Capítulo XIV LA ECONOMÍA DE FUERZAS
El hilo de la razón, como ya hemos dicho, rara vez admite ser reducido por principios y opiniones a una mera línea. Siempre queda cierto margen. Es lo que sucede en todas las artes prácticas de la vida. Para las líneas de la belleza no existen abscisas y ordenadas; los círculos y las elipses no se producen por medio de sus fórmulas algebraicas.
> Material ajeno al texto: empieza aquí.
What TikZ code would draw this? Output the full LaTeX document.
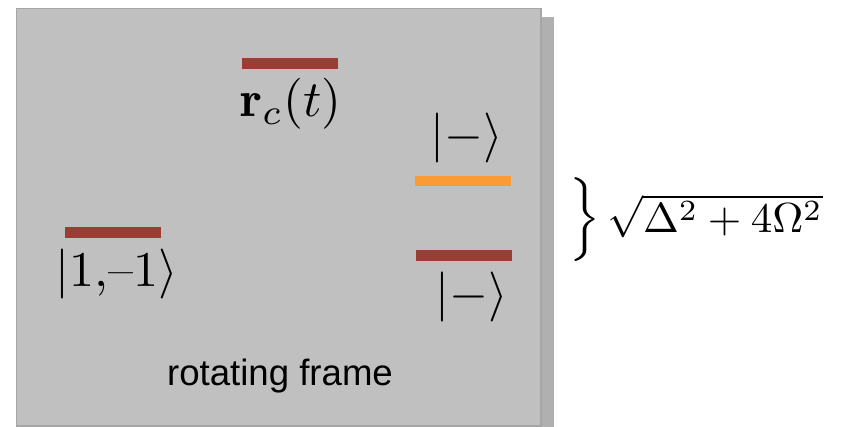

Por lo tanto, la persona que actúa en la guerra debe confiar en un momento dado en el juicio instintivo y sutil que, fundado en la sagacidad natural y formado en la reflexión, encuentra la vía justa casi de manera inconsciente; en otro momento debe simplificar la ley, reduciéndola a rasgos distintivos sobresalientes que constituyen su regla, y, aun en otro, la rutina establecida debe pasar a ser la norma a la que cabe adherirse.
Consideremos el principio de procurar continuamente la cooperación de todas las fuerzas o; en otras palabras, de cuidar constantemente que ninguna parte de ellas permanezca ociosa, como uno de esos rasgos distintivos simplificados o como un asidero para el espíritu. Será un mal administrador de sus fuerzas quienquiera que las mantenga en lugares donde su adaptación a las actuaciones del enemigo no les dé suficiente destinación, quien tenga parte de sus fuerzas sin ningún uso —es decir, que les permita estar ociosas—, mientras que las del enemigo permanecen en pie de guerra. En este caso existe un derroche de fuerzas que es peor que su uso inapropiado. Si tiene que producirse una acción, la primera necesidad, entonces, sería que actuaran todas las partes, porque incluso la actividad más inadecuada ocupa y contrarresta una parte de las fuerzas del enemigo, mientras que las tropas completamente inactivas son neutralizadas en todo momento de forma total.
Es evidente que esta idea guarda relación con los principios contenidos en los tres últimos capítulos. Es la misma verdad, pero considerada desde un punto de vista algo más amplio y resumida en una sola concepción.